Das normale, kleinbürgerliche Ressentiment ist weniger ein kulturelles, schon weil man es mit der eigenen kulturellen Identifizierbarkeit nicht gar so kunstvoll hinbekommt. Das Ressentiment besteht eher darin, dass man bei den Flüchtlingen einen Mechanismus außer Kraft gesetzt wähnt, der zur ureigenen Selbstbeschreibung gehört: Dass man das, was man besitzt und worüber man verfügen kann, durch eigene Arbeit oder aus Arbeit resultierender Anspruchsberechtigung bezieht. Es ist dieser Mechanismus, der insbesondere in jenen Schichten eine besondere Rolle spielen dürfte, in denen Arbeit weniger Eigensinn hat als Zweck ist, was sich der mittelschichtorientierte Diskursfähige nicht vorstellen kann.
Diese Andeutungen mögen genügen, um die Struktur der rechten Erzählbarkeit der Welt auf den Begriff bringen zu können. Rechtes Denken bietet sehr einfache Lösungen an, weil es die Strukturfragen der Sachdimension in einer Gesellschaft verteilter Intelligenzen in die Sozialdimension verschiebt und Personengruppen ausfindig machen kann, die über die Misere der mangelnden Beschreibbarkeit einer komplexen Welt hinweghelfen. Mein Argument kapriziert sich darauf, dass solcherart Denken, das Basis für politischen Protest ist, damit letztlich vor allem ein Beschreibungsproblem zu lösen vermag. Es ermöglicht Sätze mit klaren Kausalitäten, wo andere angesichts komplexer Verhältnisse mit komplexen Aussagen aufwarten. Und nicht zuletzt behauptet es klare Lösungen für die grundlegenden Probleme. Solche Perspektiven stellen eine Diskursfalle dar, denn es handelt sich um Kommunikation, die sich selbst gegen äußere Argumente oder Einwirkungen immunisiert. Jegliche Einwirkung von außen, jegliche Widerlegung, jeglicher Widerspruch stärkt letztlich die eigene Position, weil dadurch bestätigt wird, was die Bewegung zu einfachen Erklärungen nötigt: nämlich die Komplexität der Welt.

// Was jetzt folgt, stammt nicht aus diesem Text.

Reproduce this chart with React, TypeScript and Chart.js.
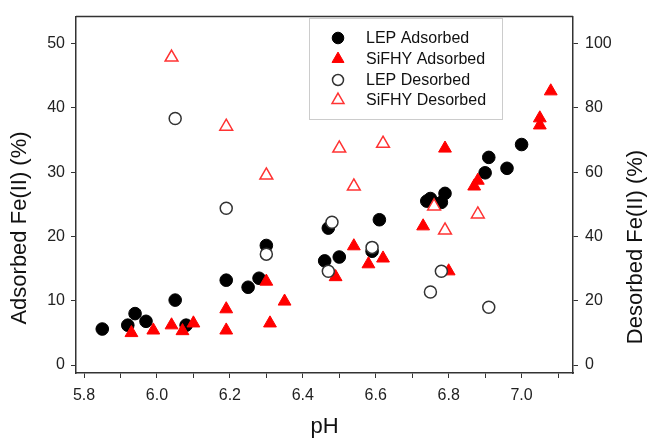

Armin Nassehi, geboren 1960 in Tübingen, Lehrstuhl I für Soziologie an der Ludwig-Maximilians-Universität München, Mitglied des Vorstands der Stiftung Forschungsinstitut für Philosophie Hannover.
Entnommen aus: Armin Nassehi, Die Wiedergewinnung des Politischen. Eine Auseinandersetzung mit Wahlverweigerung und kompromisslosem Protest (Kapitel 6), herausgegeben von der Konrad-Adenauer-Stiftung, Sankt Augustin/Berlin 2016.
1 Vgl. Mohler, Armin: Gegen die Liberalen, 3. Auflage, Antaios Verlag, Schnellroda 2013, S. 9.
2 Vgl. dazu Nassehi, Armin: Die letzte Stunde der Wahrheit. Warum rechts und links keine Alternativen mehr sind und Gesellschaft ganz anders beschrieben werden muss, Murmann Verlag, Hamburg 2015, S. 27 ff. und S. 45 ff.
3 Vgl. dazu Zastrow, Volker: „Höckes Rassentheorie“, in: Frankfurter Allgemeine Sonntagszeitung vom 20.12.2015.
4 Benoist, Alain de: Aufstand der Kulturen. Europäisches Manifest für das 21. Jahrhundert, Verlag Junge Freiheit, Berlin 2003, S. 128.
5 Vgl. dazu ausführlich Nassehi, Armin: Die letzte Stunde der Wahrheit. Warum rechts und links keine Alternativen mehr sind und Gesellschaft ganz anders beschrieben werden muss, Murmann Verlag, Hamburg 2015, S. 26 ff.
6 Vgl. Nassehi, Armin: „,Die arbeiten nichts‘. Eine kleine Polemik gegen den ,Wirtschaftsflüchtling‘“, in: Nassehi, Armin / Felixberger, Peter (Hrsg.): Kursbuch 183: Wohin flüchten?, Murmann Verlag, Hamburg 2015, S. 101–110.